Traditionalists argue that death is what sinners would prefer, rather than face the endless punishment of hell, but God will not accede to those desires, because his justice must be served, and that entails endless conscious torment. Some may go on to refer to the threat of unquenchable fire, which was part of John the Baptist’s warning to sinners in his day. The one for whom John prepared the way will have “his winnowing fork in his hand,” gathering “his wheat into the barn, but the chaff he will burn with unquenchable fire” (Mt 3:12). So Jesus warns that “it is better to enter the kingdom of God with one eye than with two eyes to be thrown into hell, where their worm does not die and the fire is not quenched” (Mk 9:47-48). But, as annihilationists frequently point out, Scripture’s point in regard to the worm and the fire is that no creature can kill the worm or put out the fire, since the “unquenchable fire” does go out, elsewhere in Scripture (cf. Jer 17:27; 52:13; 2 Chron 36:19-21; Isa 34:10; 66:24; Ezek 20:47-48). The fire and the worm will continue their destructive work until it is complete, because they are God’s instrument in that destruction.
When we read texts that tell us that sinners under God’s judgment will long to die rather than to continue to experience God’s wrath, what we need to realize is that it will not be the prerogative of the wicked to deliver themselves from their suffering of God’s wrath. It is God who will determine how long the fire must burn before the chaff is consumed. Even though death may appear to be a form of relief from the destructive wrath of God, when the full meaning of that death is made clear, no one could possibly think that the second death is a relief. The death of which Scripture warns sinners is far worse than what awaits us all, believer and unbeliever alike, unless Christ returns before we die. Paul tells us that what follows death, for believers, is actually better than our condition here, because, although we will be “away from the body,” we will be “at home with the Lord” (2 Cor 5:8). But the second death is something categorically different. It is the antithesis of the life with God that awaits believers, in the new heaven and earth. It is the absolute end of life, the destruction of soul as well as body (Mt 10:28). And, what makes it truly terrible is what has been lost, the incomparable joy of endless life in a world where God makes his dwelling place among human beings. Where everyone there is one of God’s people, and their will be no tears, no death, no mourning, no crying, and no pain, because those come from life in a world where sin reigns, and there will be no sin in the new earth (Rev 21:3,4).
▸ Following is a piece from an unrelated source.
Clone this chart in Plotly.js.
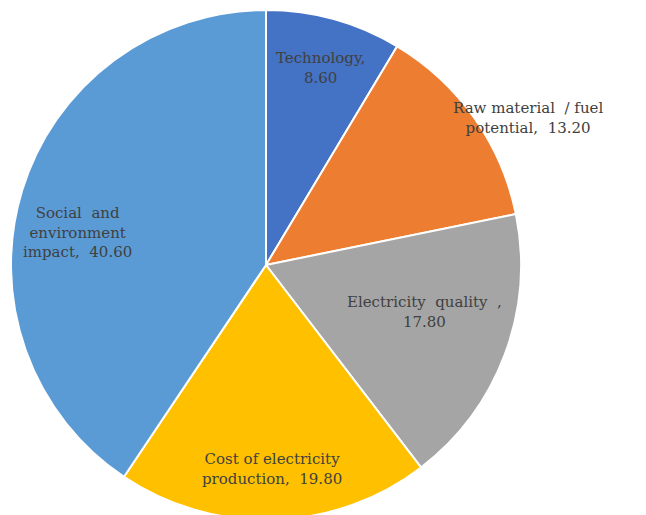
<!DOCTYPE html>
<html><head><meta charset="utf-8">
<script src="https://cdn.plot.ly/plotly-3.0.1.min.js"></script>
<style>html,body{margin:0;padding:0;overflow:hidden;background:#fff;}</style>
</head><body>
<div id="chart" style="width:646px;height:525px;"></div>
<script>
const categories = ["Technology", "Raw material  / fuel potential", "Electricity  quality  ", "Cost of electricity production", "Social  and environment impact"];
const labelLines = [["Technology,"], ["Raw material  / fuel", "potential,"], ["Electricity  quality  ,"], ["Cost of electricity", "production,"], ["Social  and", "environment", "impact,"]];
const values = [8.60, 13.20, 17.80, 19.80, 40.60];
const colors = ["#4472C4", "#ED7D31", "#A5A5A5", "#FFC000", "#5B9BD5"];
// label placement: fraction of radius and angle shift (degrees) from slice mid-angle
const labelRadius = [0.80, 1.18, 0.65, 0.80, 0.75];
const labelAngleShift = [0, 6, -4, 0, -7];
const valueOnOwnLine = [true, false, true, false, false];

const W = 646, H = 525;
const cx = 266, cy = 265, R = 255;
const total = values.reduce((a, b) => a + b, 0);
const annotations = [];
let cum = 0;
values.forEach((v, i) => {
  const mid = (cum + v / 2) / total * 360 + labelAngleShift[i];
  cum += v;
  const th = mid * Math.PI / 180;
  const px = cx + labelRadius[i] * R * Math.sin(th);
  const py = cy - labelRadius[i] * R * Math.cos(th);
  const lines = labelLines[i].slice();
  const val = v.toFixed(2);
  if (valueOnOwnLine[i]) lines.push(val);
  else lines[lines.length - 1] = lines[lines.length - 1] + "\u00a0\u00a0" + val;
  annotations.push({
    x: px / W, y: (H - py) / H, xref: "paper", yref: "paper",
    xanchor: "center", yanchor: "middle", showarrow: false,
    text: lines.join("<br>").replace(/  /g, "\u00a0\u00a0"),
    font: {family: "'DejaVu Serif', serif", size: 15, color: "#404040"}
  });
});

const data = [{
  type: "pie",
  labels: categories,
  values: values,
  sort: false,
  direction: "clockwise",
  rotation: 0,
  marker: {colors: colors, line: {color: "#ffffff", width: 2}},
  textinfo: "none",
  hoverinfo: "label+value",
  showlegend: false,
  domain: {x: [(cx - R) / W, (cx + R) / W], y: [(H - cy - R) / H, (H - cy + R) / H]}
}];
const layout = {
  width: W, height: H,
  margin: {l: 0, r: 0, t: 0, b: 0},
  paper_bgcolor: "#ffffff",
  showlegend: false,
  annotations: annotations
};
Plotly.newPlot("chart", data, layout, {displayModeBar: false, staticPlot: true});
</script>
</body></html>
I believe that in the time approaching their destruction, the wicked will become aware of the immensity of the loss that they have brought upon themselves through their deliberate disobedience and unrepentance and unbelief. The death that looms before them will not look like relief. It will inspire unspeakable grief, weeping and gnashing of teeth (Mt 8:12; 13:42), both sorrow and anger. The fear of death in this life, a fear which is characteristic of unbelievers who have no hope beyond death, pales in insignificance by comparison with the terror of absolutely ceasing to be, particularly when one could have lived forever in the only true utopia.
The choice before us is stark, life and good, or death and evil (cf. Deut 30:15-20). Thanks be to God, life can be ours through Christ – eternal life, life with God, life without any of the evil effects of sin, either within us or in our environment. Now is the time for us to experience the mercy and kindness of God, but if we spurn all God’s gracious overtures toward us, the prospect is horrific to imagine. We must either accept God’s grace while it is being offered to us, or face the just judgment of God upon us for every disobedience to our own conscience, which is our discernment of God’s moral command according to which he will hold us accountable. When we fail to be continually obedient to that inner sentinel, as we all do, there is no remedy other than Christ’s redemptive sacrifice for us. Only his death can give us life, endless life, glorious life.
One reply on “Grace and the destruction of the wicked”
Very interesting… though I still feel there is a very important point to be made about God’s punishment lining up with God’s mercy. I once was talking to a group of people about how I find it virtually impossible to believe that God really loves everyone and yet would sustain the painful existence of many of them for the sake of eternal conscious torment. One of the people from the group concluded that God must not love people anymore after they are cast into the lake of fire. This saddened me, of course, since I believe God loves everyone with an undying love.
Annihilationism, on the other hand, holds to a punishment by a loving God that is also a penalty—he COULD punish unrepentant sinners forever (although, for what reason?) but decides to ultimately eliminate those who didn’t turn to him. This is a tragic punishment but I think it is quite clearly more desirable and more in line with God’s character as described in the Bible and seen in Jesus Christ than is ECT.
So I think we should still invoke mercy when comparing ECT to annihilationism. When compared to ECT it is most definitely a more merciful, and at the same time just punishment, and therefore makes more sense of the Bible, which describes God as Love.